Request body for PUT /env_vars — sets (upserts) one or more environment variables.

Lifecycle model

Environment variables are written to /etc/environment inside a VM once at boot time via a vsock WriteFile request. They are not live-synced to running VMs. This is intentional: VMs are ephemeral (create → use → destroy/branch), so env var changes naturally take effect on the next VM.

The replace flag exists so callers can atomically express "I want exactly these variables and nothing else" without having to DELETE each stale key individually. Without it, the only way to remove a variable from future VMs is a separate DELETE /env_vars/{key} call per key.

vars
object
required

Key-value pairs to set. Keys must be valid shell identifiers (^[A-Za-z_][A-Za-z0-9_]*$, max 256 chars). Values max 8192 chars.

When replace is false (default): existing keys are overwritten, keys not mentioned are left untouched (upsert semantics).
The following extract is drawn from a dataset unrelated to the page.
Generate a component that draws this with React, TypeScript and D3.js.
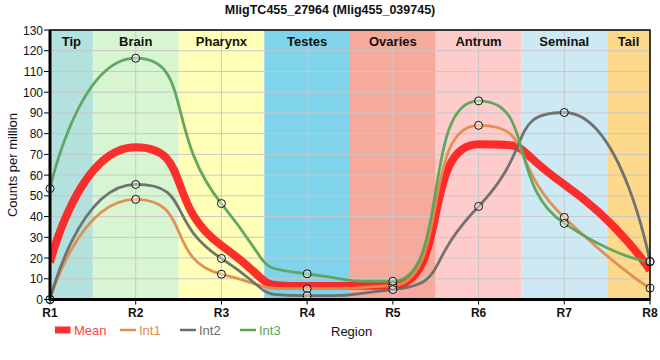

When replace is true: all existing variables are deleted first, then only the provided vars are stored (replace-all semantics).

replace
boolean

If true, delete all existing variables before writing the new set. This gives "set exactly these vars" semantics. Default: false (upsert).

Response

Environment variables updated

Response body for GET /env_vars and PUT /env_vars.

vars
object
required

All environment variables currently set for the authenticated user.